José Ribeiro é presidente da Associação de Antigos Estudantes do Liceu de Guimarães – Velhos Nicolinos. A intenção é que sejam apenas Velhos Nicolinos, mas não é fácil dissociar o nome do Liceu. Está intrinsecamente ligado. “Grupos organizados após a revolução queriam um corte com todas as tradições académicas. Foi assim em todo o país, perderam-se muitas tradições, outras foram recuperadas. Aqui chegou a fazer-se uma RGA (reunião geral de alunos) no ginásio do Liceu para acabar com as Nicolinas, mas boicotámos isso. A tradição permanece”, aponta este orgulhoso Velho Nicolino.

 

 

Os anos passaram, as gerações renovam-se, mas o estigma conserva-se. O pregão, número das Nicolinas, dá nome ao jornal do Liceu, e a Secundária Martins Sarmento continua a abrir todos os anos uma das suas sacadas para a declamação dos versos satíricos. “Muitos ilustres vimaranenses passaram por ali, é uma escola com uma história muito forte.

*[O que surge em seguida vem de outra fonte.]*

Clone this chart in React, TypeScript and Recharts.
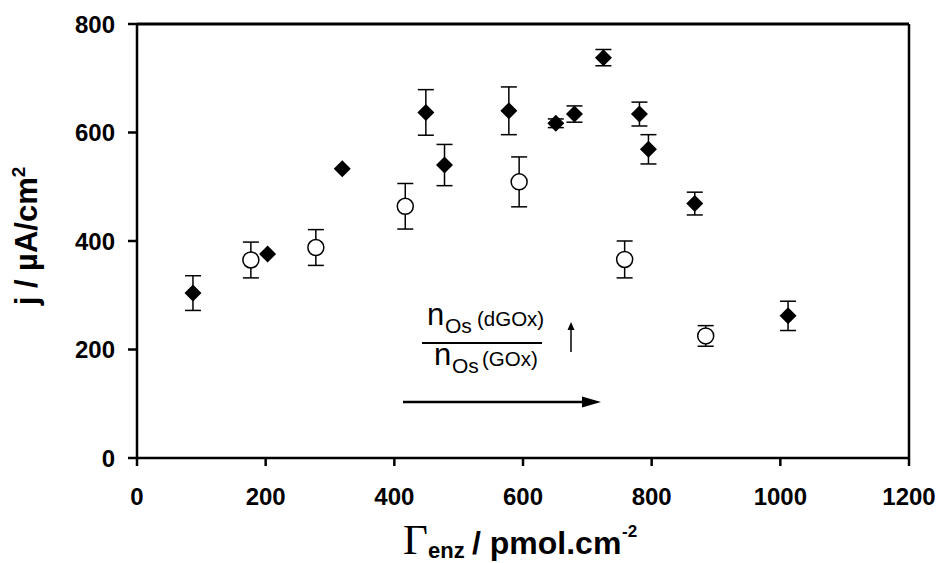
import React from 'react'
import { ScatterChart, Scatter, XAxis, YAxis, ErrorBar, ReferenceLine } from 'recharts'

// filled diamonds
const gGOx = [87, 203, 319, 449, 478, 578, 651, 680, 725, 781, 795, 867, 1012]
const jGOx = [304, 376, 533, 637, 540, 640, 617, 634, 738, 634, 569, 469, 262]
const eGOx = [32, 0, 0, 42, 38, 44, 8, 15, 15, 22, 27, 21, 27]

// open circles
const gD = [177, 278, 417, 594, 758, 884]
const jD = [365, 388, 464, 509, 366, 225]
const eD = [33, 33, 42, 46, 34, 19]

const xTicks = [0, 200, 400, 600, 800, 1000, 1200]
const yTicks = [0, 200, 400, 600, 800]

const W = 940
const H = 563
const font = '"Liberation Sans", Arial, sans-serif'

const diamond = (props: any) => {
  const { cx, cy } = props
  const r = 8.5
  return <polygon points={`${cx},${cy - r} ${cx + r},${cy} ${cx},${cy + r} ${cx - r},${cy}`} fill="#000" />
}

const circle = (props: any) => {
  const { cx, cy } = props
  return <circle cx={cx} cy={cy} r={8} fill="#fff" stroke="#000" strokeWidth={1.5} />
}

function App() {
  const filled = gGOx.map((x, i) => ({ x, y: jGOx[i], err: eGOx[i] }))
  const open = gD.map((x, i) => ({ x, y: jD[i], err: eD[i] }))

  const tick = { fill: '#000', fontSize: 24, fontWeight: 'bold', fontFamily: font }
  const axLine = { stroke: '#000', strokeWidth: 2.5 }

  return (
    <div style={{ position: 'absolute', left: 0, top: 0, width: W, height: H, background: '#fff' }}>
      <ScatterChart width={W} height={H} margin={{ top: 24, right: 31, bottom: 0, left: 0 }}>
        <XAxis
          type="number" dataKey="x" domain={[0, 1200]} ticks={xTicks}
          height={105} tick={tick} tickSize={8} tickMargin={22}
          axisLine={axLine} tickLine={axLine} allowDataOverflow
        />
        <YAxis
          type="number" dataKey="y" domain={[0, 800]} ticks={yTicks}
          width={137} tick={tick} tickSize={9} tickMargin={13}
          axisLine={axLine} tickLine={axLine} allowDataOverflow
        />
        <ReferenceLine y={800} stroke="#000" strokeWidth={3} />
        <ReferenceLine x={1200} stroke="#000" strokeWidth={2.5} />
        <Scatter data={filled} shape={diamond} isAnimationActive={false}>
          <ErrorBar dataKey="err" direction="y" width={8} stroke="#000" strokeWidth={1.5} />
        </Scatter>
        <Scatter data={open} shape={circle} isAnimationActive={false}>
          <ErrorBar dataKey="err" direction="y" width={8} stroke="#000" strokeWidth={1.5} />
        </Scatter>
      </ScatterChart>

      <svg width={W} height={H} style={{ position: 'absolute', left: 0, top: 0, pointerEvents: 'none' }}>
        {/* y axis title */}
        <text x={37} y={236} transform="rotate(-90, 37, 236)" textAnchor="middle"
          fontFamily={font} fontWeight="bold" fontSize={31} fill="#000">
          j / µA/cm<tspan dy={-12} fontSize={19}>2</tspan>
        </text>

        {/* x axis title */}
        <text x={403} y={554} fontFamily='"Liberation Serif", "Times New Roman", serif' fontSize={43} fill="#000">Γ</text>
        <text x={428} y={558} fontFamily={font} fontWeight="bold" fontSize={22} fill="#000">enz</text>
        <text x={472} y={554} fontFamily={font} fontWeight="bold" fontSize={32} fill="#000">/ pmol.cm</text>
        <text x={622} y={537} fontFamily={font} fontWeight="bold" fontSize={17} fill="#000">-2</text>

        {/* ratio annotation */}
        <g fontFamily={font} fill="#000">
          <text x={427} y={325} fontSize={31}>n</text>
          <text x={445} y={333} fontSize={21}>Os</text>
          <text x={477} y={326} fontSize={20.5}>(dGOx)</text>
          <line x1={422} y1={343} x2={542} y2={343} stroke="#000" strokeWidth={2} />
          <text x={434} y={365} fontSize={31}>n</text>
          <text x={452} y={373} fontSize={21}>Os</text>
          <text x={482} y={366} fontSize={20.5}>(GOx)</text>
        </g>
        <line x1={571} y1={352} x2={571} y2={328} stroke="#000" strokeWidth={1.5} />
        <polygon points="571,322 567.5,330 574.5,330" fill="#000" />
        <line x1={403} y1={402} x2={584} y2={402} stroke="#000" strokeWidth={2.5} />
        <polygon points="601,402 582,396.5 582,407.5" fill="#000" />
      </svg>
    </div>
  )
}

export default App
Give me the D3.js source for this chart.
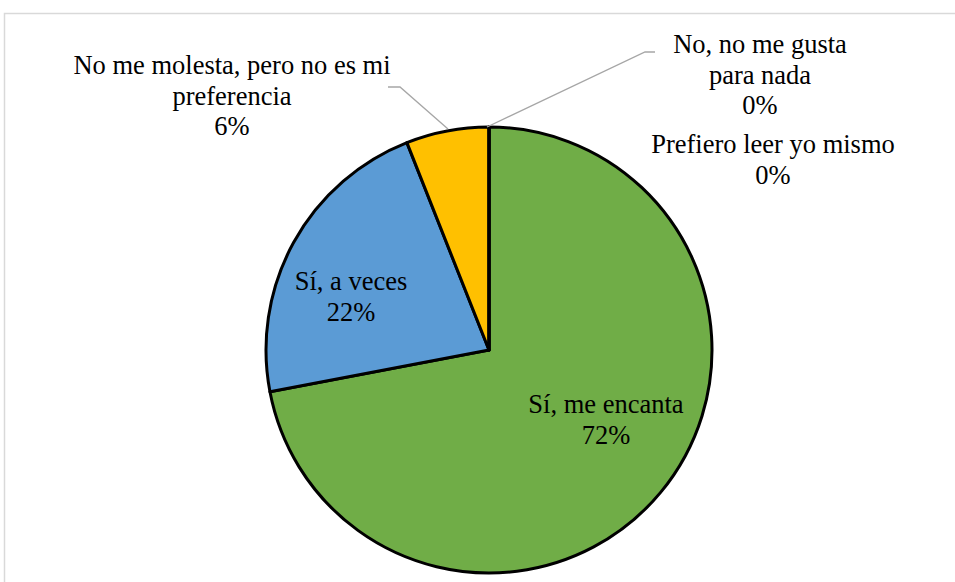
<!DOCTYPE html>
<html><head><meta charset="utf-8">
<script src="https://cdn.jsdelivr.net/npm/d3@7"></script>
<style>body{margin:0;background:#fff;} svg{display:block;} text{font-family:"Liberation Serif","Times New Roman",serif;}</style>
</head><body>
<svg id="c" width="955" height="582"></svg>
<script>
const categories = ["Sí, me encanta", "Sí, a veces", "No me molesta, pero no es mi preferencia", "No, no me gusta para nada", "Prefiero leer yo mismo"];
const values = [36, 11, 3, 0, 0];
const colors = ["#70ad47", "#5b9bd5", "#ffc000", "#ed7d31", "#a5a5a5"];
const labelLines = [
  ["Sí, me encanta"],
  ["Sí, a veces"],
  ["No me molesta, pero no es mi", "preferencia"],
  ["No, no me gusta", "para nada"],
  ["Prefiero leer yo mismo"]
];
// layout (label baselines)
const cx = 489, cy = 350, R = 223;
const lineH = 30.5;
const labelPos = [[606, 413], [351, 290], [232, 74], [760, 53], [773, 153]];
const leaders = [null, null, [[388,87],[400,87],[448,129]], [[487,127],[645,52],[655,52]], null];

const svg = d3.select("#c");
svg.append("rect").attr("x", 4.5).attr("y", 13.5).attr("width", 960).attr("height", 600)
  .attr("fill", "#fff").attr("stroke", "#d9d9d9").attr("stroke-width", 1.5);

const total = d3.sum(values);
const pie = d3.pie().sort(null).value(d => d)(values);
const arc = d3.arc().innerRadius(0).outerRadius(R);
const g = svg.append("g").attr("transform", `translate(${cx},${cy})`);
g.selectAll("path").data(pie).join("path")
  .attr("d", arc).attr("fill", (d, i) => colors[i])
  .attr("stroke", "#000").attr("stroke-width", 3).attr("stroke-linejoin", "round");

const line = d3.line();
leaders.forEach(l => {
  if (!l) return;
  svg.append("path").attr("d", line(l)).attr("fill", "none").attr("stroke", "#a6a6a6").attr("stroke-width", 1.3);
});

labelLines.forEach((lines, i) => {
  const pct = d3.format(".0%")(values[i] / total);
  const all = lines.concat([pct]);
  const t = svg.append("text").attr("text-anchor", "middle")
    .style("font-size", "26.5px").attr("fill", "#000");
  all.forEach((s, j) => {
    t.append("tspan").attr("x", labelPos[i][0]).attr("y", labelPos[i][1] + j * lineH).text(s);
  });
});
</script>
</body></html>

A mentalidade continua, é incutido aos alunos que estão no Liceu de Guimarães. A maioria dos elementos das comissões de festas continua a ser do Liceu, embora já se registassem anos com maior distribuição. Mas, sempre notei que há uma espécie de resistência, positiva, do próprio Liceu, dos seus alunos, em querer fazer parte, em querer ser uma alavanca”, diz José Ribeiro ao JdG. Nota-se nas instalações. Mesmo fora de época, quem entra pelo pático principal do Liceu vê lá representado um Nicolino.

Tal como as Nicolinas cruzam as ruas do burgo, numa ligação umbilical, também o Liceu cruza essa ligação com as festividades estudantis em honra de São Nicolau e com a cidade e com o concelho. Atualmente são sete dezenas de salas de uma escola que alberga sensivelmente milhar e meio de alunos. Mudaram-se instalações e regimes governamentais, passaram-se revoluções e guerras mundiais. Até o nome foi sofrendo mutações. Hoje Escola Secundária Martins Sarmento, na pedra gravado Liceu de Guimarães, uma gravação que está incutida na sociedade vimaranense. Não fosse o Liceu um dos pilares dessa sociedade.